Supplied material ::
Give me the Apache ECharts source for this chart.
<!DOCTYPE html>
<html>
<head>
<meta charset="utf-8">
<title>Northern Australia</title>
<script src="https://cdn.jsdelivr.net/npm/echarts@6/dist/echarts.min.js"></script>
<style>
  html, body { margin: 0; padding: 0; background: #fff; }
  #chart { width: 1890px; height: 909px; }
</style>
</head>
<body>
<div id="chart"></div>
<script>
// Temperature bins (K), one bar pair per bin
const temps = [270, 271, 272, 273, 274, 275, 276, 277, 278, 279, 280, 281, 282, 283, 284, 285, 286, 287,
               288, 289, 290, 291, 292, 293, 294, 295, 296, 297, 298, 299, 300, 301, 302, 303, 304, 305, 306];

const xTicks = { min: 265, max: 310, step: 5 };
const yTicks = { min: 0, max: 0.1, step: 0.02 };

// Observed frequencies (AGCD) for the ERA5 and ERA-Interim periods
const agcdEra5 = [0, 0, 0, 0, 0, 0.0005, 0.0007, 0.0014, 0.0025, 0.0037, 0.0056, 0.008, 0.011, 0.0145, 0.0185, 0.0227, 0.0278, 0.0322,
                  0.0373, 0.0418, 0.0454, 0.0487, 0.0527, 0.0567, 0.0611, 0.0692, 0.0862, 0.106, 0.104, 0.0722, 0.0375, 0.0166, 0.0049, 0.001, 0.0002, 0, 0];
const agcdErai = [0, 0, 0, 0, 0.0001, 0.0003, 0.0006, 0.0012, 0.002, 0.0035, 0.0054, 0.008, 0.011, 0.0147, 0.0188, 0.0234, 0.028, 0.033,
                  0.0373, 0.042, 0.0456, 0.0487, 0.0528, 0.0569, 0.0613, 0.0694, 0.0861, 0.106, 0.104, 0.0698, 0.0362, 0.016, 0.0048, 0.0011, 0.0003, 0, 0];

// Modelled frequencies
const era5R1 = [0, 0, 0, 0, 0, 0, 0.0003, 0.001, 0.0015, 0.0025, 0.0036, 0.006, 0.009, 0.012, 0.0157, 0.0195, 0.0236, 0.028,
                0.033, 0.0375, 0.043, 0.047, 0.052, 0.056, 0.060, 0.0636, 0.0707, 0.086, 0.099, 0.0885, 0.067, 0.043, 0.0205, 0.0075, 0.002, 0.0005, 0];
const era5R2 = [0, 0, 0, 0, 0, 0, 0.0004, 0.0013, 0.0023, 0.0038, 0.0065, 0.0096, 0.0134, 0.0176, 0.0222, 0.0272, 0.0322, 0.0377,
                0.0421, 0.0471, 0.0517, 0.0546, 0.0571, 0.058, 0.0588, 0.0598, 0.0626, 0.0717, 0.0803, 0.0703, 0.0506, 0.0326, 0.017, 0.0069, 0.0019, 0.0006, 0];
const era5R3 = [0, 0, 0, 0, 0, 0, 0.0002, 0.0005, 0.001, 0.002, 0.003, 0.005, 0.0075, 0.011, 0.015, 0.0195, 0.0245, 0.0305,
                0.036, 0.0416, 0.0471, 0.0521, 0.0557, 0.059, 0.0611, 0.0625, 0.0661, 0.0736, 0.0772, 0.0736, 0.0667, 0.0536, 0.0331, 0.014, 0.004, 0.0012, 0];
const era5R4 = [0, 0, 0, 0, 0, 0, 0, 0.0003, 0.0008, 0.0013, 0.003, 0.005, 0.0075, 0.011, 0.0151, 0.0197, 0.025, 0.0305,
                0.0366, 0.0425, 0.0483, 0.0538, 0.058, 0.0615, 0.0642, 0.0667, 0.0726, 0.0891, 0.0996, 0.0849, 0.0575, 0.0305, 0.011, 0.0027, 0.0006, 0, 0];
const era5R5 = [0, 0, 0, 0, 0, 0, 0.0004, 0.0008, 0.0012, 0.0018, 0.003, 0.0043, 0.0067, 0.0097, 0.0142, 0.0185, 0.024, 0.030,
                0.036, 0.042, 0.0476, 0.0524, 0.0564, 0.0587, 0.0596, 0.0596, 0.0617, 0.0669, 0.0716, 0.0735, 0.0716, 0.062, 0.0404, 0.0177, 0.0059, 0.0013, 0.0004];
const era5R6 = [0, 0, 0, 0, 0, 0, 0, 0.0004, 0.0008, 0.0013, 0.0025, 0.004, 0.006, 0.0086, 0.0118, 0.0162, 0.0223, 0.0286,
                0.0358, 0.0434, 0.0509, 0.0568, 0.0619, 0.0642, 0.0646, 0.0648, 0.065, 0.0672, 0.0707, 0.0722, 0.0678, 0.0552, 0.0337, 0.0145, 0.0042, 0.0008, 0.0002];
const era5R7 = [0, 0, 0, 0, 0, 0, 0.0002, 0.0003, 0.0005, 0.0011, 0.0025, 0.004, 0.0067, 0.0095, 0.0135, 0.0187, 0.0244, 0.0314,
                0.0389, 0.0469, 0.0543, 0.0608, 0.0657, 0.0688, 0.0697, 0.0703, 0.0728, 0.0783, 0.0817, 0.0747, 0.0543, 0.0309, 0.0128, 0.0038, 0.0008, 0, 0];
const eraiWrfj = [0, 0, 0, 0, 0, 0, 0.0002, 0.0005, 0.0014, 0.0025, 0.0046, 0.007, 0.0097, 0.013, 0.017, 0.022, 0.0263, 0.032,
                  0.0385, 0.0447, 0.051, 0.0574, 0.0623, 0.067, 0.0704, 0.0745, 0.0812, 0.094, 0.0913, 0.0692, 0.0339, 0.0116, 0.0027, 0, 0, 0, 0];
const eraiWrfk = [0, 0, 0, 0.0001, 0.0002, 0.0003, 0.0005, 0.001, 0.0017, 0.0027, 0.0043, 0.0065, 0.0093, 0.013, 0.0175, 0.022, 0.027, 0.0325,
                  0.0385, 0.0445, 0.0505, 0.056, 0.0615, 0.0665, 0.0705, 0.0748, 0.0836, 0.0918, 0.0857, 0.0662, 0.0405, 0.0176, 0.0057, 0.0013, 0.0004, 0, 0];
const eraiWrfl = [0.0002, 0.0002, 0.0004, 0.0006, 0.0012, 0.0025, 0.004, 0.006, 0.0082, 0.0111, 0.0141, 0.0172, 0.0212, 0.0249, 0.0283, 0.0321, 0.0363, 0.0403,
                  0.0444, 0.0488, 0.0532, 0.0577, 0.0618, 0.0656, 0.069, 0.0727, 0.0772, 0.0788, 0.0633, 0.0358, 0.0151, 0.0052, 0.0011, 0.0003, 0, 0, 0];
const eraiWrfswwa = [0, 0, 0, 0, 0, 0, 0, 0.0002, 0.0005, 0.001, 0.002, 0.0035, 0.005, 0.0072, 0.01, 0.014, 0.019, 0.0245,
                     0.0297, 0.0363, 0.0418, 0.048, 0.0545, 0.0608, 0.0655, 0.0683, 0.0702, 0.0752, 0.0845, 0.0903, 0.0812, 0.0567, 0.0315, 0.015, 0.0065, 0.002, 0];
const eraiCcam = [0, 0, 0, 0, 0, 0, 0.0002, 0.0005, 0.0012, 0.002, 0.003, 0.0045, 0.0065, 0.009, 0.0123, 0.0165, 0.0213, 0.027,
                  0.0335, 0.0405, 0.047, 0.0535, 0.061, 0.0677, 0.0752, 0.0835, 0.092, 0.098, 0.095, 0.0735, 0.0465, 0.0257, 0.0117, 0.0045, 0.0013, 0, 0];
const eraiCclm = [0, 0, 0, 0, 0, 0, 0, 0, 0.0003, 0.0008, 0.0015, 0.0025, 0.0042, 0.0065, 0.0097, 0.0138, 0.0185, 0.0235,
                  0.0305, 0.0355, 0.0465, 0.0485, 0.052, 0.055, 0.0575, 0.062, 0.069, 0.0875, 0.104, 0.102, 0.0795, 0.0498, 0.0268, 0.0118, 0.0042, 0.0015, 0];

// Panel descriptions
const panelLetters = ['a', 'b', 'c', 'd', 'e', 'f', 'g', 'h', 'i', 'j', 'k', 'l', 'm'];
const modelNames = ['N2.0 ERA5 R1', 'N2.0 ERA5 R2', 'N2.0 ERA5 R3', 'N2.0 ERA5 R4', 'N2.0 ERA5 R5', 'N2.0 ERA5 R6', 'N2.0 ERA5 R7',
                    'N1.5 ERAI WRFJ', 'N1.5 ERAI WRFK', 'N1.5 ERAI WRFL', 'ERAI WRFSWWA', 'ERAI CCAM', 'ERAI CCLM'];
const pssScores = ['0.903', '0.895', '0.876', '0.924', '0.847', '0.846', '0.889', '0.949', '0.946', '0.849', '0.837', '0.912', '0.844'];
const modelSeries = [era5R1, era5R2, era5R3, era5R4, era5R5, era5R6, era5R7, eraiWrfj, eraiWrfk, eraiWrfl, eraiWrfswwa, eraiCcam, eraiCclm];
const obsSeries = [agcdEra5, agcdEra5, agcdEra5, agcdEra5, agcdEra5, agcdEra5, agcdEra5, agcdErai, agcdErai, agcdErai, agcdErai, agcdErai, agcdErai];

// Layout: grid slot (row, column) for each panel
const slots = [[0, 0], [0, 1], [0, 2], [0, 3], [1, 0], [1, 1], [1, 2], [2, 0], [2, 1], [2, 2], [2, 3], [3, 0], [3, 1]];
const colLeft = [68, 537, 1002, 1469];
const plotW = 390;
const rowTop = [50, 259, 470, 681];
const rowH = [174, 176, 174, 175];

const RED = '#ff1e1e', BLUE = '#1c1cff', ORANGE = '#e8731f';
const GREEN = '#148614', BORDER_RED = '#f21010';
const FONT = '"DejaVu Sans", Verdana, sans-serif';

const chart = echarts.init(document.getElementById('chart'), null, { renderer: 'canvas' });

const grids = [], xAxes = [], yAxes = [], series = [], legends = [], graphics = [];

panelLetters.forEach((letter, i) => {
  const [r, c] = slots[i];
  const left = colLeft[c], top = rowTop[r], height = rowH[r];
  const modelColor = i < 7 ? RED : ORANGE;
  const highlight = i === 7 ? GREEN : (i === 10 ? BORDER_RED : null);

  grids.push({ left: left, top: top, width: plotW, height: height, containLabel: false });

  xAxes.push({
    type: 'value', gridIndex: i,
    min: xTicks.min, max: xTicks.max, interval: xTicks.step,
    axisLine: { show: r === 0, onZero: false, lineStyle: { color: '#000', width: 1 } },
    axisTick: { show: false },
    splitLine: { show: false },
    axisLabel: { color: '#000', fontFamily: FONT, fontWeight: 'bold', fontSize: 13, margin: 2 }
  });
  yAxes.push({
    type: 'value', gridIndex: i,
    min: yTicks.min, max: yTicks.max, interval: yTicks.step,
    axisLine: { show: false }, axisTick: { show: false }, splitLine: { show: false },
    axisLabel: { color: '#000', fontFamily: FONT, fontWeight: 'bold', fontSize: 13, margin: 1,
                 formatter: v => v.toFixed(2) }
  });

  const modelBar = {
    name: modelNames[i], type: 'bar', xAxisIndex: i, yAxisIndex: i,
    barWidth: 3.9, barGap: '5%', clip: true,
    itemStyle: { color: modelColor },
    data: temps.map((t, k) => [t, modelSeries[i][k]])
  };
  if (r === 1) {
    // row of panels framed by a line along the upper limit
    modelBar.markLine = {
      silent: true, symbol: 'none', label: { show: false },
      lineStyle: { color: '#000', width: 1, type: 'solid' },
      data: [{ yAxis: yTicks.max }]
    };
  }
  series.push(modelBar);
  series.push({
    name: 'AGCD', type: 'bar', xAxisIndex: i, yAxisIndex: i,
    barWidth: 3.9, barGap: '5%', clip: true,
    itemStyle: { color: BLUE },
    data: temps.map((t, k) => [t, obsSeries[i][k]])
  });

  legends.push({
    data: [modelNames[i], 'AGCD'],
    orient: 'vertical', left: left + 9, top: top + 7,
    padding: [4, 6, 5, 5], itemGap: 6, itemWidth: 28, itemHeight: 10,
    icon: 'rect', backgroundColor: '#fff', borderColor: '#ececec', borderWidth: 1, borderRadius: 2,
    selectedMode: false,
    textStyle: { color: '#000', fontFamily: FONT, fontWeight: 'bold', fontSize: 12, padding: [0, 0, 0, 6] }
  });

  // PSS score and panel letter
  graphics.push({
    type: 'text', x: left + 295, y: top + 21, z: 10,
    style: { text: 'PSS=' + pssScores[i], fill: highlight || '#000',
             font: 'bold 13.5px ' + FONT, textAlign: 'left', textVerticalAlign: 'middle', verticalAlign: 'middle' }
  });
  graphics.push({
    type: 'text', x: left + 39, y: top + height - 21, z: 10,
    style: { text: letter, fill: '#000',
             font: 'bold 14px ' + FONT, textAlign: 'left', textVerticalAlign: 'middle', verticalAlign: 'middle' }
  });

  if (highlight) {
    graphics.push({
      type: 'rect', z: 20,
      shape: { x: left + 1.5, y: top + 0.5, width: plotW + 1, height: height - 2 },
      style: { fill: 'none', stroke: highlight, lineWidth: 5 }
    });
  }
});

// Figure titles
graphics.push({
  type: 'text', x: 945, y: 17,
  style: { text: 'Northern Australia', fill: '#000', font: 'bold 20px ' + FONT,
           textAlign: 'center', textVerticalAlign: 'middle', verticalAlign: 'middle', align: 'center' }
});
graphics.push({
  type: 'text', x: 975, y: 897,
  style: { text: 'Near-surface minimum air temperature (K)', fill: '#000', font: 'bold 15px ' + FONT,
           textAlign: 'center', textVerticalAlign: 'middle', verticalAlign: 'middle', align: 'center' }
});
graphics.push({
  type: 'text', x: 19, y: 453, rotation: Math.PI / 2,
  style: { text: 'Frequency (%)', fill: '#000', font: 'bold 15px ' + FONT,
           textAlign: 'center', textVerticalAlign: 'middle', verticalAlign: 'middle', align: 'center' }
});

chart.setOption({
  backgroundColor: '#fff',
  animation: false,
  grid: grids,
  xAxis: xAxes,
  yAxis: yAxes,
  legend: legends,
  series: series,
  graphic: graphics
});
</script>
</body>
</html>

Required task :: Each line from the start of the listing above through the line containing "0.1, step: 0.02" should be copied exactly, please, with no other lines added.

Complete answer ::
Give me the Apache ECharts source for this chart.
<!DOCTYPE html>
<html>
<head>
<meta charset="utf-8">
<title>Northern Australia</title>
<script src="https://cdn.jsdelivr.net/npm/echarts@6/dist/echarts.min.js"></script>
<style>
  html, body { margin: 0; padding: 0; background: #fff; }
  #chart { width: 1890px; height: 909px; }
</style>
</head>
<body>
<div id="chart"></div>
<script>
// Temperature bins (K), one bar pair per bin
const temps = [270, 271, 272, 273, 274, 275, 276, 277, 278, 279, 280, 281, 282, 283, 284, 285, 286, 287,
               288, 289, 290, 291, 292, 293, 294, 295, 296, 297, 298, 299, 300, 301, 302, 303, 304, 305, 306];

const xTicks = { min: 265, max: 310, step: 5 };
const yTicks = { min: 0, max: 0.1, step: 0.02 };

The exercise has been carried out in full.